Membuat kelingan jaman sekolah mbiyen, kue CUCUR itu seketika membangkitkan kenangan indah aku saat duduk di kelas tiga SMA swasta di Wonosari. Pada waktu itu aku mempunyai pacar yang cantik manis baik hati dan tidak sombong, rumah pacarku ada di daerah Wiladeg, maka setiap malam minggu aku ndak ada absen untuk selalu berkunjung ke rumah pacarku.
Malam Minggu saat aku ngapel, kok ndilalah Ibu pacarku katanya mau ke Jakarta mengunjungi anaknya. Nah untuk oleh-oleh Ibu pacar, aku menyuruh pacarku untuk beli kue cucur di daerah Karangmojo. Tempatnya lumayan jauh juga dari rumah pacarku, maka tanpa *babibu * aku sebagai calon mantu…cieeeeee dengan PD-nya menawarkan diri untuk mengantar pacarku membeli kue cucur di daerah Karangmojo. Dan ternyata gayung bersambut Ibu pacarku menyetujui akan permintaanku.

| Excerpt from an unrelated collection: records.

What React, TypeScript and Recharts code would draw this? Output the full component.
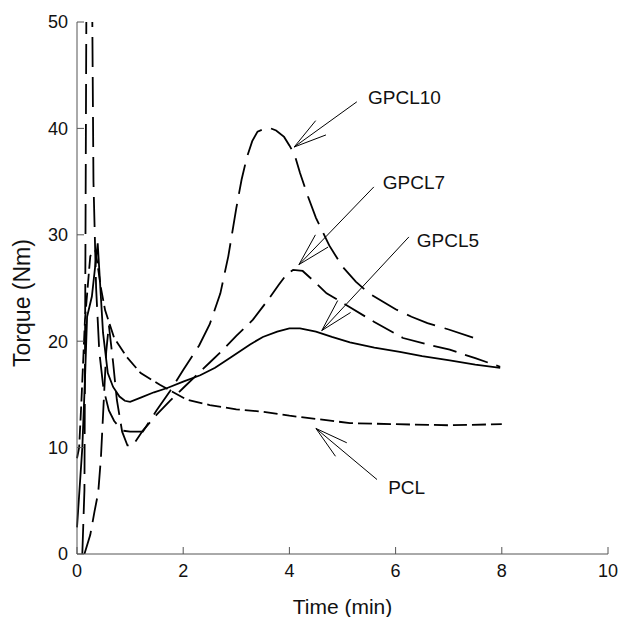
import React from "react";
import {
  LineChart,
  Line,
  XAxis,
  YAxis,
  ReferenceLine,
  ReferenceDot,
} from "recharts";

// time (min) vs torque (Nm)
const PCL = [
  { t: 0, v: 9 }, { t: 0.04, v: 10 }, { t: 0.08, v: 14 }, { t: 0.15, v: 22 },
  { t: 0.25, v: 28 }, { t: 0.35, v: 28.5 }, { t: 0.45, v: 25 }, { t: 0.53, v: 22.9 },
  { t: 0.7, v: 20.3 }, { t: 0.94, v: 18.5 }, { t: 1.2, v: 17 }, { t: 1.56, v: 15.9 },
  { t: 2.07, v: 14.5 }, { t: 2.5, v: 14 }, { t: 3.0, v: 13.6 }, { t: 3.45, v: 13.4 },
  { t: 4.0, v: 13.0 }, { t: 4.5, v: 12.7 }, { t: 5.14, v: 12.3 }, { t: 6.0, v: 12.2 },
  { t: 7.0, v: 12.1 }, { t: 8.0, v: 12.2 },
];

const GPCL5 = [
  { t: 0, v: 2.5 }, { t: 0.1, v: 10 }, { t: 0.15, v: 16.4 }, { t: 0.19, v: 22.3 },
  { t: 0.28, v: 24.2 }, { t: 0.39, v: 29.2 }, { t: 0.49, v: 20.8 }, { t: 0.58, v: 17 },
  { t: 0.68, v: 15.7 }, { t: 0.8, v: 14.8 }, { t: 0.9, v: 14.4 }, { t: 1.0, v: 14.3 },
  { t: 1.2, v: 14.7 }, { t: 1.45, v: 15.2 }, { t: 1.7, v: 15.6 }, { t: 2.0, v: 16.2 },
  { t: 2.32, v: 16.8 }, { t: 2.6, v: 17.5 }, { t: 2.9, v: 18.5 }, { t: 3.26, v: 19.7 },
  { t: 3.5, v: 20.4 }, { t: 3.77, v: 20.9 }, { t: 4.0, v: 21.2 }, { t: 4.2, v: 21.2 },
  { t: 4.5, v: 20.9 }, { t: 4.8, v: 20.4 }, { t: 5.14, v: 19.9 }, { t: 5.6, v: 19.4 },
  { t: 6.08, v: 19 }, { t: 6.5, v: 18.6 }, { t: 7.02, v: 18.2 }, { t: 7.5, v: 17.8 },
  { t: 7.97, v: 17.5 },
];

const GPCL7 = [
  { t: 0.14, v: 0 }, { t: 0.25, v: 1.8 }, { t: 0.33, v: 4 }, { t: 0.4, v: 5.8 },
  { t: 0.45, v: 9 }, { t: 0.5, v: 14 }, { t: 0.55, v: 19 }, { t: 0.6, v: 21.5 },
  { t: 0.68, v: 18 }, { t: 0.75, v: 14.5 }, { t: 0.85, v: 11.5 }, { t: 0.95, v: 10.2 },
  { t: 1.05, v: 10.2 }, { t: 1.24, v: 11.6 }, { t: 1.5, v: 13.1 }, { t: 1.75, v: 14.4 },
  { t: 2.0, v: 15.6 }, { t: 2.25, v: 16.8 }, { t: 2.5, v: 18 }, { t: 2.75, v: 19.2 },
  { t: 3.0, v: 20.5 }, { t: 3.31, v: 22 }, { t: 3.6, v: 23.9 }, { t: 3.8, v: 25.3 },
  { t: 3.95, v: 26.3 }, { t: 4.07, v: 26.7 }, { t: 4.25, v: 26.6 }, { t: 4.45, v: 25.7 },
  { t: 4.7, v: 24.5 }, { t: 5.14, v: 23.2 }, { t: 5.6, v: 21.8 }, { t: 6.14, v: 20.3 },
  { t: 6.6, v: 19.7 }, { t: 7.02, v: 19.2 }, { t: 7.5, v: 18.4 }, { t: 7.97, v: 17.6 },
];

const GPCL10 = [
  { t: 0.1, v: 0 }, { t: 0.14, v: 6 }, { t: 0.16, v: 30 }, { t: 0.18, v: 56 },
  { t: 0.28, v: 56 }, { t: 0.31, v: 35 }, { t: 0.36, v: 25 }, { t: 0.42, v: 19 },
  { t: 0.5, v: 15.5 }, { t: 0.6, v: 13.5 }, { t: 0.7, v: 12.5 }, { t: 0.85, v: 11.6 },
  { t: 1.0, v: 11.5 }, { t: 1.24, v: 11.5 }, { t: 1.5, v: 13.5 }, { t: 1.75, v: 15.3 },
  { t: 2.0, v: 17.3 }, { t: 2.3, v: 19.6 }, { t: 2.5, v: 21.6 }, { t: 2.7, v: 24.5 },
  { t: 2.85, v: 28 }, { t: 3.0, v: 32.5 }, { t: 3.1, v: 35.2 }, { t: 3.2, v: 37.3 },
  { t: 3.3, v: 38.8 }, { t: 3.4, v: 39.7 }, { t: 3.6, v: 40.1 }, { t: 3.75, v: 39.8 },
  { t: 3.9, v: 39.2 }, { t: 4.0, v: 38.4 }, { t: 4.1, v: 37.5 }, { t: 4.2, v: 35.8 },
  { t: 4.35, v: 33.6 }, { t: 4.5, v: 31.6 }, { t: 4.75, v: 29 }, { t: 5.0, v: 27 },
  { t: 5.25, v: 25.6 }, { t: 5.5, v: 24.5 }, { t: 6.0, v: 23 }, { t: 6.3, v: 22.3 },
  { t: 6.6, v: 21.7 }, { t: 7.0, v: 21.1 }, { t: 7.6, v: 20.1 },
];

const X_TICKS = [0, 2, 4, 6, 8, 10];
const Y_TICKS = [0, 10, 20, 30, 40, 50];

// arrow annotations: label anchor, tail of arrow, tip of arrow
const NOTES = [
  { name: "GPCL10", label: { x: 5.48, y: 42.9 }, tail: { x: 5.27, y: 42.5 }, tip: { x: 4.09, y: 38.25 } },
  { name: "GPCL7", label: { x: 5.76, y: 34.9 }, tail: { x: 5.59, y: 34.5 }, tip: { x: 4.18, y: 27.2 } },
  { name: "GPCL5", label: { x: 6.4, y: 29.5 }, tail: { x: 6.25, y: 29.8 }, tip: { x: 4.61, y: 21.0 } },
  { name: "PCL", label: { x: 5.86, y: 6.3 }, tail: { x: 5.65, y: 7.0 }, tip: { x: 4.5, y: 11.8 } },
];

const FONT = "'Liberation Sans', Arial, sans-serif";
const AXIS = "#555";
const PX_X = 53.1; // px per minute
const PX_Y = 10.64; // px per Nm

// two barbs of an open arrow head, in data units
function barbs(tail: any, tip: any) {
  const dx = (tail.x - tip.x) * PX_X;
  const dy = -(tail.y - tip.y) * PX_Y;
  const len = Math.hypot(dx, dy);
  const ux = dx / len;
  const uy = dy / len;
  return [1, -1].map((s) => {
    const a = (s * 15 * Math.PI) / 180;
    const rx = ux * Math.cos(a) - uy * Math.sin(a);
    const ry = ux * Math.sin(a) + uy * Math.cos(a);
    return { x: tip.x + (34 * rx) / PX_X, y: tip.y - (34 * ry) / PX_Y };
  });
}

const XTick = ({ x, y, payload }: any) => (
  <g>
    <line x1={x} y1={y} x2={x} y2={y - 7} stroke={AXIS} />
    <text x={x} y={y + 23} textAnchor="middle" fontSize={18} fontFamily={FONT} fill="#111">
      {payload.value}
    </text>
  </g>
);

const YTick = ({ x, y, payload }: any) => (
  <g>
    <line x1={x} y1={y} x2={x + 7} y2={y} stroke={AXIS} />
    <text x={x - 9} y={y} dy="0.35em" textAnchor="end" fontSize={18} fontFamily={FONT} fill="#111">
      {payload.value}
    </text>
  </g>
);

export default function App() {
  return (
    <div style={{ position: "absolute", left: 0, top: 0, background: "#fff" }}>
      <LineChart width={620} height={617} margin={{ top: 22, right: 12, bottom: 3, left: 17 }}>
        <XAxis
          type="number"
          dataKey="t"
          domain={[0, 10]}
          ticks={X_TICKS}
          tick={<XTick />}
          tickLine={false}
          tickSize={0}
          tickMargin={0}
          height={60}
          axisLine={{ stroke: AXIS }}
          label={{
            content: ({ viewBox }: any) => (
              <text
                x={viewBox.x + viewBox.width / 2}
                y={viewBox.y + 60}
                textAnchor="middle"
                fontSize={21}
                fontFamily={FONT}
                fill="#111"
              >
                Time (min)
              </text>
            ),
          }}
        />
        <XAxis xAxisId="top" orientation="top" type="number" domain={[0, 10]} tick={false} tickLine={false} height={0} axisLine={{ stroke: AXIS }} />
        <YAxis
          type="number"
          domain={[0, 50]}
          allowDataOverflow
          ticks={Y_TICKS}
          tick={<YTick />}
          tickLine={false}
          tickSize={0}
          tickMargin={0}
          width={60}
          axisLine={{ stroke: AXIS }}
          label={{
            content: () => (
              <text
                x={30}
                y={303}
                transform="rotate(-90 30 303)"
                textAnchor="middle"
                fontSize={23}
                fontFamily={FONT}
                fill="#111"
              >
                Torque (Nm)
              </text>
            ),
          }}
        />
        <YAxis yAxisId="right" orientation="right" domain={[0, 50]} tick={false} tickLine={false} width={0} axisLine={{ stroke: AXIS }} />

        <Line data={PCL} dataKey="v" type="linear" stroke="#000" strokeWidth={1.8} strokeDasharray="14 5" dot={false} isAnimationActive={false} />
        <Line data={GPCL5} dataKey="v" type="linear" stroke="#000" strokeWidth={1.8} dot={false} isAnimationActive={false} />
        <Line data={GPCL7} dataKey="v" type="linear" stroke="#000" strokeWidth={1.8} strokeDasharray="24 9" dot={false} isAnimationActive={false} />
        <Line data={GPCL10} dataKey="v" type="linear" stroke="#000" strokeWidth={1.8} strokeDasharray="30 10" dot={false} isAnimationActive={false} />

        {NOTES.map((n) => {
          const [b1, b2] = barbs(n.tail, n.tip);
          return (
            <React.Fragment key={n.name}>
              <ReferenceLine segment={[n.tail, n.tip]} stroke="#000" strokeWidth={1} />
              <ReferenceLine segment={[n.tip, b1]} stroke="#000" strokeWidth={1} />
              <ReferenceLine segment={[n.tip, b2]} stroke="#000" strokeWidth={1} />
              <ReferenceDot
                x={n.label.x}
                y={n.label.y}
                r={0}
                fill="none"
                stroke="none"
                label={{
                  content: ({ viewBox }: any) => (
                    <text x={viewBox.x} y={viewBox.y} dy="0.35em" fontSize={19} fontFamily={FONT} fill="#111">
                      {n.name}
                    </text>
                  ),
                }}
              />
            </React.Fragment>
          );
        })}
      </LineChart>
    </div>
  );
}
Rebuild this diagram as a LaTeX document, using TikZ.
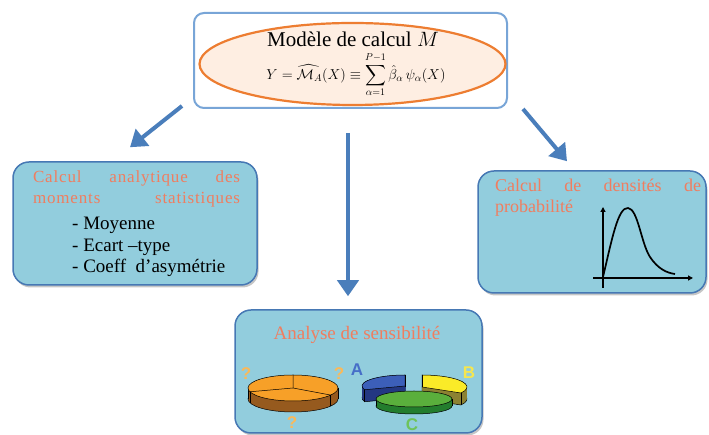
\documentclass[tikz,border=0pt]{standalone}
\usepackage{amsmath,amssymb}
\usepackage{fontspec}
\setmainfont{Liberation Serif}
\setsansfont{Liberation Sans}
\usepackage{tikz}
\usetikzlibrary{arrows.meta,positioning,calc,shapes.geometric,shadows}
\usepackage{xcolor}

\definecolor{fondbleu}{RGB}{146,205,221}
\definecolor{bordbleu}{RGB}{70,120,180}
\definecolor{bordhaut}{RGB}{120,165,215}
\definecolor{flechebleu}{RGB}{74,126,187}
\definecolor{saumon}{RGB}{240,125,95}
\definecolor{peche}{RGB}{254,238,226}
\definecolor{orangebord}{RGB}{237,125,49}
\definecolor{pieor}{RGB}{247,160,40}
\definecolor{piebrun}{RGB}{150,90,30}
\definecolor{bleuA}{RGB}{60,95,185}
\definecolor{bleuAsombre}{RGB}{35,55,130}
\definecolor{jauneB}{RGB}{250,235,40}
\definecolor{jauneBsombre}{RGB}{140,130,50}
\definecolor{vertC}{RGB}{90,175,60}
\definecolor{vertCsombre}{RGB}{35,125,45}
\definecolor{interro}{RGB}{250,185,90}
\definecolor{lettreA}{RGB}{70,110,200}
\definecolor{lettreB}{RGB}{245,230,80}
\definecolor{lettreC}{RGB}{110,195,90}

% part de camembert en relief : cx, cy, rx, ry, angle1, angle2, epaisseur, dessus, cote
\newcommand{\tranche}[9]{%
  \filldraw[fill=#9,line width=.5pt] (#1,#2-#7) -- ++(#5:#3pt and #4pt)
    arc[start angle=#5,end angle=#6,x radius=#3pt,y radius=#4pt] -- cycle;
  \foreach \k in {1,...,#7}
    \fill[#9] (#1,#2-#7+\k) -- ++(#5:#3pt and #4pt)
      arc[start angle=#5,end angle=#6,x radius=#3pt,y radius=#4pt] -- cycle;
  \filldraw[fill=#8,line width=.5pt] (#1,#2) -- ++(#5:#3pt and #4pt)
    arc[start angle=#5,end angle=#6,x radius=#3pt,y radius=#4pt] -- cycle;
  \draw[line width=.5pt] (#1,#2) ++(#5:#3pt and #4pt) -- ++(0,-#7);
  \draw[line width=.5pt] (#1,#2) ++(#6:#3pt and #4pt) -- ++(0,-#7);
}
% camembert entier : cx, cy, rx, ry, epaisseur, dessus, cote
\newcommand{\galette}[7]{%
  \filldraw[fill=#7,line width=.5pt] (#1,#2-#5) ellipse[x radius=#3pt,y radius=#4pt];
  \fill[#7] (#1-#3,#2-#5) rectangle (#1+#3,#2);
  \draw[line width=.5pt] (#1-#3,#2) -- ++(0,-#5) (#1+#3,#2) -- ++(0,-#5);
  \filldraw[fill=#6,line width=.5pt] (#1,#2) ellipse[x radius=#3pt,y radius=#4pt];
}

\begin{document}
\begin{tikzpicture}[x=1pt,y=1pt,
    boite/.style={draw=bordbleu,line width=1.5pt,fill=fondbleu,rounded corners=16pt,
      drop shadow={shadow xshift=1.5pt,shadow yshift=-2.5pt,opacity=.45}},
    fleche/.style={draw=flechebleu,line width=4pt,-{Triangle[length=16pt,width=21pt]}},
    titre/.style={text=saumon,inner sep=0pt},
    puce/.style={anchor=west,inner sep=0pt,font=\fontsize{19}{22}\selectfont},
    lettre/.style={inner sep=0pt,font=\sffamily\bfseries\fontsize{17}{19}\selectfont},
    axe/.style={line width=1.8pt,-{Triangle[length=5pt,width=5pt]}}]
  \useasboundingbox (0,0) rectangle (709,435);

  % modele central
  \node[draw=bordhaut,line width=2pt,fill=white,rounded corners=10pt,
    minimum width=313pt,minimum height=95pt] (modele) at (350.5,374.5) {};
  \node[ellipse,draw=orangebord,line width=2.2pt,fill=peche,
    minimum width=306pt,minimum height=82pt] (forme) at (352.5,371) {};
  \node[inner sep=0pt,font=\fontsize{21}{24}\selectfont] (nom) at (353,396)
    {Modèle de calcul $M$};
  \node[inner sep=0pt,font=\fontsize{14.5}{16}\selectfont] (formule) at (356,360)
    {$\displaystyle Y = \widehat{\mathcal{M}_{A}}(X) \equiv \sum_{\alpha=1}^{P-1} \hat{\beta}_{\alpha}\,\psi_{\alpha}(X)$};

  % trois boites
  \node[boite,minimum width=244pt,minimum height=123pt] (moments) at (135,211.5) {};
  \node[boite,minimum width=228pt,minimum height=122pt] (densite) at (592,203) {};
  \node[boite,minimum width=247pt,minimum height=123pt] (sensib) at (358.5,63.5) {};

  % fleches
  \draw[fleche] ([xshift=-11pt,yshift=3pt]modele.south west) -- ([xshift=-5pt,yshift=14pt]moments.north);
  \draw[fleche] ([xshift=-2.5pt,yshift=-24pt]modele.south) -- ([xshift=-10.5pt,yshift=13pt]sensib.north);
  \draw[fleche] ([xshift=15pt]modele.south east) -- ([xshift=-25pt,yshift=9pt]densite.north);

  % moments statistiques
  \node[titre,font=\fontsize{17}{20}\selectfont\addfontfeatures{LetterSpace=5}] (mom1) at (136.5,257)
    {\makebox[207pt][s]{Calcul analytique des}};
  \node[titre,font=\fontsize{17}{20}\selectfont\addfontfeatures{LetterSpace=5}] (mom2) at (136.5,235)
    {\makebox[207pt][s]{moments statistiques}};
  \node[puce] (moy) at (72,210) {- Moyenne};
  \node[puce] (ecart) at (72,188) {- Ecart –type};
  \node[puce] (asym) at (72,167) {- Coeff~ d'asymétrie};

  % densite de probabilite
  \node[titre,font=\fontsize{18}{21}\selectfont] (dens1) at (598,250)
    {\makebox[206pt][s]{Calcul de densités de}};
  \node[titre,font=\fontsize{18}{21}\selectfont,anchor=west] (dens2) at (495,227) {probabilité};
  \draw[axe] (603,147) -- (603,228);
  \draw[axe] (593,157) -- (693,157);
  \draw[line width=1.7pt] (603,158) .. controls (612,196) and (618,228) .. (628,227)
    .. controls (638,226) and (641,192) .. (650,178)
    .. controls (658,166) and (667,162) .. (675,161);

  % sensibilite
  \node[titre,font=\fontsize{19}{22}\selectfont] (sens) at (357,100) {Analyse de sensibilité};
  \galette{293}{47}{45}{13}{11}{pieor}{piebrun}
  \draw[line width=.5pt] (293,47) -- ++(90:45pt and 13pt)
    (293,47) -- ++(197:45pt and 13pt) (293,47) -- ++(-33:45pt and 13pt);
  \draw[line width=.5pt] (293,47) ++(197:45pt and 13pt) -- ++(0,-11)
    (293,47) ++(-33:45pt and 13pt) -- ++(0,-11);
  \node[lettre,text=interro] (q1) at (246,61) {?};
  \node[lettre,text=interro] (q2) at (339,61) {?};
  \node[lettre,text=interro] (q3) at (292,12) {?};

  \tranche{405}{49}{43}{11}{90}{200}{12}{bleuA}{bleuAsombre}
  \tranche{422}{48}{45}{12}{-30}{90}{12}{jauneB}{jauneBsombre}
  \galette{414}{36}{38}{8}{7}{vertC}{vertCsombre}
  \node[lettre,text=lettreA] (la) at (357,65) {A};
  \node[lettre,text=lettreB] (lb) at (469,62) {B};
  \node[lettre,text=lettreC] (lc) at (412,10) {C};
\end{tikzpicture}
\end{document}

Tanpa basa-basi, maka Yamaha L2 Superku sudah menderu di jalan aspal menuju Karangmojo untuk membeli kue cucur. Wuuiiihhhh…. rasane dingin-dingin empuk wong pacarku mbonceng belakang perpegangan erat. Pokoknya tak tergambarkan senangnya hatiku saat itu.
Namun, lagi enak-enaknya menikmati jalanan aspal yang basah habis terguyur hujan. Dumadakan motor yang kubawa ndredet ajuk-ajuk, dan akhirnya mati mesinnya. Telo jebul bensinnya habis. Waduuhh cilaka pitulikur inih. Dengan sangat amat terpaksa kudorong motorku mencari penjual bensin eceran terdekat. Dan tentu saja pacarku, kuminta untuk menunggu saja. Kasihan aku kalau ikutan dorong-dorong motor.
“Mas ono duwitte po ra?” Sapa lirih pacarku.
“Tenang rasah kuwatir Dik!” Sahutku dengan mantap.
Janjannya aku degdegkan, wong duwit dalam dompetku kelihatannya ndak cukup untuk beli bensin. Dengan sedikit usaha, aku mbujuk yang jual bensin untuk mau menerima KTPku buat jaminan pembelian bensin. Singkat cerita semuanya berjalan dengan lancar dan tidak ada kendala suatu apapun.
“Ayah sebentar lagi mama ulang tahun ya, mau makan di restoran mana kita?” Sapa lirih Mba Bojo.
Nah loh………
Mosok terbayang bakal terulang lagi akoh ninggalin KTP. Khan saru kalau bener kejadian.
TELO…….
***
Tertanda: Penggemar Tongseng Pasar Argosari.